Cada uno tiene que hacer frente a la cuestión: o la Iglesia es verdadera, o es un fraude. No hay puntos intermedios. Es la Iglesia y el reino de Dios o no es nada.
Gracias, mis queridos hermanos, hombres de gran fortaleza, gran fidelidad, gran fe y gran lealtad.
Finalmente, lealtad a Dios nuestro Padre Eterno y Su Amado Hijo, el Señor Jesucristo.
En esta Iglesia, todo hombre tiene derecho al conocimiento de que Dios es nuestro Padre Eterno y Su Amado Hijo es nuestro Redentor. El Salvador dio la clave mediante la cual podemos obtener ese conocimiento. Él dijo:
“El que quiera hacer la voluntad de Dios, conocerá si la doctrina es de Dios, o si yo hablo por mi propia cuenta” (Juan 7:17).
Judas Iscariote ha pasado a la historia como el gran traidor, el que vendió su lealtad por 30 piezas de plata (véase 26:15).
Cuántos en nuestros días, para citar las palabras de Pablo, “[crucifican…] de nuevo para sí mismos al Hijo de Dios y [lo exponen] a vituperio” (véase Hebreos 6:6).
Ustedes saben de las obscenidades que se dicen en la escuela y en la calle; evítenlas; nunca las dejen salir de sus labios. Para demostrar su lealtad al Dios del cielo y al Redentor del mundo mantengan sagrados los nombres de Ellos.

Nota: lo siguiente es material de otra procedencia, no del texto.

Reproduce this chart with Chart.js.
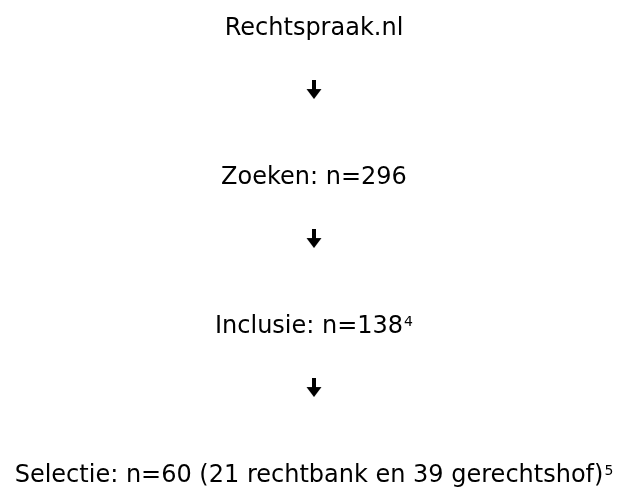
<!DOCTYPE html>
<html>
<head>
<meta charset="utf-8">
<script src="https://cdn.jsdelivr.net/npm/chart.js@4.4.1/dist/chart.umd.min.js"></script>
<style>
  html, body { margin: 0; padding: 0; background: #fff; }
</style>
</head>
<body>
<canvas id="flow" width="619" height="490"></canvas>
<script>
// Flow of the case-law search: one stage per row, arrows in between
const stageNames = ['Rechtspraak.nl', 'Zoeken', 'Inclusie', 'Selectie'];
const stageCounts = [null, 296, 138, 60];
const stageFootnotes = [null, null, 4, 5];
const courtTypes = ['rechtbank', 'gerechtshof'];
const courtCounts = [21, 39];

const ARROW_OFFSET = 0.433; // arrow sits a bit above the middle between two stages
const FONT = "'DejaVu Sans', Verdana, sans-serif";
const MAIN_SIZE = 24;
const NOTE_SIZE = 14;

function stageText(i) {
  if (stageCounts[i] == null) return stageNames[i];
  let s = stageNames[i] + ': n=' + stageCounts[i];
  if (i === stageNames.length - 1) {
    s += ' (' + courtCounts[0] + ' ' + courtTypes[0] + ' en ' + courtCounts[1] + ' ' + courtTypes[1] + ')';
  }
  return s;
}

// arrow glyph used as point style
const arrowImg = document.createElement('canvas');
arrowImg.width = 16;
arrowImg.height = 19;
(function () {
  const c = arrowImg.getContext('2d');
  c.fillStyle = '#000';
  c.fillRect(6, 0, 4, 10);
  c.beginPath();
  c.moveTo(0.5, 9);
  c.lineTo(15.5, 9);
  c.lineTo(8, 19);
  c.closePath();
  c.fill();
})();

const stagePoints = stageNames.map((_, i) => ({ x: 0, y: i }));
const arrowPoints = stageNames.slice(1).map((_, i) => ({ x: 0, y: i + ARROW_OFFSET }));

const stageLabels = {
  id: 'stageLabels',
  afterDatasetsDraw(chart) {
    const { ctx, scales: { x, y } } = chart;
    const cx = x.getPixelForValue(0);
    ctx.save();
    ctx.fillStyle = '#000';
    ctx.textBaseline = 'alphabetic';
    ctx.textAlign = 'left';
    stageNames.forEach((_, i) => {
      const main = stageText(i);
      const note = stageFootnotes[i] == null ? '' : String(stageFootnotes[i]);
      ctx.font = MAIN_SIZE + 'px ' + FONT;
      const wMain = ctx.measureText(main).width;
      ctx.font = NOTE_SIZE + 'px ' + FONT;
      const wNote = note ? ctx.measureText(note).width + 1 : 0;
      const left = cx - (wMain + wNote) / 2;
      const base = y.getPixelForValue(i) + 9.5;
      ctx.font = MAIN_SIZE + 'px ' + FONT;
      ctx.fillText(main, left, base);
      if (note) {
        ctx.font = NOTE_SIZE + 'px ' + FONT;
        ctx.fillText(note, left + wMain + 1, base - 7);
      }
    });
    ctx.restore();
  }
};

new Chart(document.getElementById('flow'), {
  type: 'scatter',
  data: {
    datasets: [
      {
        label: 'stages',
        data: stagePoints,
        pointRadius: 0,
        showLine: false,
      },
      {
        label: 'arrows',
        data: arrowPoints,
        pointStyle: arrowImg,
        pointRadius: 10,
        pointHoverRadius: 10,
        showLine: false,
      },
    ],
  },
  options: {
    responsive: false,
    animation: false,
    layout: { autoPadding: false, padding: { left: 9, right: 0, top: 0, bottom: 0 } },
    scales: {
      x: { type: 'linear', min: -1, max: 1, display: false },
      y: { type: 'linear', min: -25 / 149, max: 465 / 149, reverse: true, display: false },
    },
    plugins: {
      legend: { display: false },
      tooltip: { enabled: false },
    },
  },
  plugins: [stageLabels],
});
</script>
</body>
</html>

Oren a su Padre Celestial en el nombre del Señor Jesucristo, y siempre, bajo toda circunstancia, mediante la naturaleza misma de sus vidas, demuestren su lealtad y su amor.
¿Quién sigue al Señor?
Toma tu decisión.
Clamamos sin temor;
¿Quién sigue al Señor?
(Himnos, Nº 170.)
Que las bendiciones del cielo estén con ustedes y sus familias, mis queridos hermanos. Que a cada uno de nosotros siempre se le encuentre como una persona veraz y fiel, hombres y jovencitos de integridad y absoluta lealtad, ruego en el sagrado nombre de Jesucristo. Amén.